Como nós pensamos através da linguagem, chegamos ao ponto de pensar que ela vem antes do mundo e não o contrário. O que é uma bobagem, óbvio. Ainda assim, quando dizemos mulher, estamos pensando naquela coisa óbvia e autoevidente que tem um órgão sexual pra dentro e que pode engravidar. Pois é, exatamente disso que eu falo: nós naturalizamos esses conceitos ao ponto deles parecerem que vêm antes da realidade. Quando falamos em mulher, todos entendemos mais ou menos a mesma coisa. Não é? Não, não é. Façamos um exercício de pensamento crítico, sim?

Quando falamos em mulher, todos entendemos mais ou menos a mesma coisa.
Falamos, entendemos. Nós, primeira pessoa do plural. Quem somos nós? É uma estratégia comum de quando estamos falando algo (como nessa frase que estou escrevendo) utilizarmos o nós para se referir ao coletivo de pessoas com o qual compartilhamos a mesma posição. Isso significa no mínimo duas coisas: 1) estou falando por outras pessoas, assumindo que temos, de fato, a mesma forma de entender um determinado assunto; 2) se nós pensamos assim, como eles pensam? Quem são eles? Quem eles pensam que são? 
Então aqui já temos um problema, pois o número de pessoas com as quais me identifico intelectualmente não é muito grande. O meu nós, portanto, não é tão abrangente. Da mesma forma, tenho certeza que muitos nós que existem por aí também não falam por mim. Na melhor das hipóteses, algumas poucas pessoas podem de fato falar por mim. Entretanto, verdade seja dita, deixem que eu fale por mim, muito obrigado!

Mulher, mais ou menos a mesma coisa. A primeira vez que alguém me puxou a orelha sobre isso foi nas páginas de Problemas de gênero, livro de Judith Butler publicado há cerca de 19 anos. Ela faz uma pergunta simples: qual é o sujeito do feminismo? Existe uma mulher que sintetize essa luta? Todas as mulheres vivem pelos mesmos ideias, sofrem as mesmas amarguras, combatem os mesmos desafios? Ou será que, assim como o nós, também estaríamos silenciando a voz de outros sujeitos que não participem do nosso clubinho? Será que, ao me referir à mulher, não estou ignorando, digamos, mulheres africanas, índias, negras, transexuais... A lista vai longe.

Nós gostamos de discursos universalizantes. Essa minha frase é um perfeito exemplo disso, já que estou falando por todos os seres humanos. Acho razoavelmente que tenhamos objetivos universais, ao menos em termos de alguns parâmetros sobre os quais possamos agir e pensar. Aquela coisa básica: não matar, não esfaquear o vizinho etc. Ainda assim, esquecemos que esses discursos englobam uma variedade potencialmente infinita de ideias e pontos de vista e as condensa em uma única posição, uma única forma de perceber a realidade.

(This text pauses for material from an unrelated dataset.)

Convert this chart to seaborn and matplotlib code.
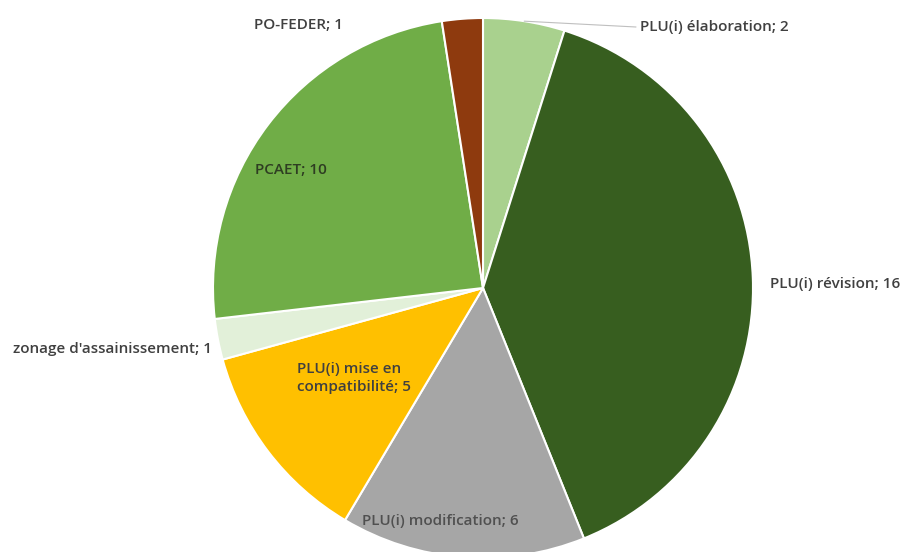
import numpy as np
import seaborn as sns
import matplotlib.pyplot as plt

# data
categories = ["PLU(i) élaboration", "PLU(i) révision", "PLU(i) modification",
              "PLU(i) mise en\ncompatibilité", "zonage d'assainissement",
              "PCAET", "PO-FEDER"]
counts = [2, 16, 6, 5, 1, 10, 1]
colors = ["#a9d18e", "#375e1f", "#a6a6a6", "#ffc000", "#e2f0d9", "#70ad47", "#8e3a0e"]

sns.set_theme(style="white")
plt.rcParams["font.family"] = ["Open Sans", "DejaVu Sans"]

W, H = 906, 552
fig = plt.figure(figsize=(W / 100, H / 100), dpi=100)
ax = fig.add_axes([0, 0, 1, 1])

cx, cy, r = 483, H - 288, 270
wedges, _ = ax.pie(counts, colors=colors, startangle=90, counterclock=False,
                   center=(cx, cy), radius=r, frame=True,
                   wedgeprops=dict(edgecolor="white", linewidth=1.5))
ax.set_xlim(0, W)
ax.set_ylim(0, H)
ax.set_aspect("equal")
ax.axis("off")

# label layout (pixel positions from top-left, alignment)
layout = [
    (640, 27, "left"),
    (770, 284, "left"),
    (440, 521, "center"),
    (297, 378, "left"),
    (212, 349, "right"),
    (255, 170, "left"),
    (298, 25, "center"),
]
text_col = ["#404040", "#404040", "#505050", "#404040", "#404040", "#2e3d22", "#404040"]

for i, (name, val) in enumerate(zip(categories, counts)):
    x, y, ha = layout[i]
    ax.text(x, H - y, f"{name}; {val}", ha=ha, va="center", fontsize=11,
            fontweight="semibold", color=text_col[i], linespacing=1.3)

# leader line for the small top slice
w = wedges[0]
mid = np.deg2rad((w.theta1 + w.theta2) / 2)
ax.plot([cx + r * np.cos(mid), 636], [cy + r * np.sin(mid), H - 27],
        color="#bfbfbf", lw=0.8)

fig.savefig("out.png", dpi=100)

O que decorre dessa mania dos discursos que falam por todos é que passamos a acreditar que algumas verdades são mais verdades que outras. Essa é a base da ciência: investigar objetivamente a realidade, abraçar sua complexidade incompreensível e mastigá-la em pedacinhos absorvíveis de conhecimento. Preciso mesmo dizer que esse projeto modernista faliu? Não só nós fomos incapazes de explicar o mundo até hoje, como cometemos atrocidades culturais em nome de uma perspectiva pouco ética. Como qualquer estudante de jornalismo aprende no primeiro semestre de aulas: não existe essa tal de objetividade. Alguém, em algum momento, está fazendo escolhas sobre o que dizer, o que pesquisar, o que é digno de ser investigado, o que é óbvio, o que é natural, o que não é. 

Isso é verdade para basicamente todas as áreas (olha o discurso universal aí de novo): ninguém pode falar por todos. Quanto antes aprendermos isso e nos munirmos de ferramentas e táticas para perceber as maneiras como apagamos as existências dos outros, melhor. Quanto antes entendermos que nossas certezas só duram até que uma dúvida surja, melhor. Quanto antes essas dúvidas aparecerem, melhor.

Eu ousaria dizer que se o teu mundo faz sentido completamente, alguém ou alguma coisa provavelmente está sendo deixada de lado, ignorada, esquecida, apagada etc. E eu posso viver com isso, posso mesmo. Contanto, é claro, que tu me diga que sabe disse e que, ao invés de ignorante, é egoísta. Se for os dois, aí eu não perdoo.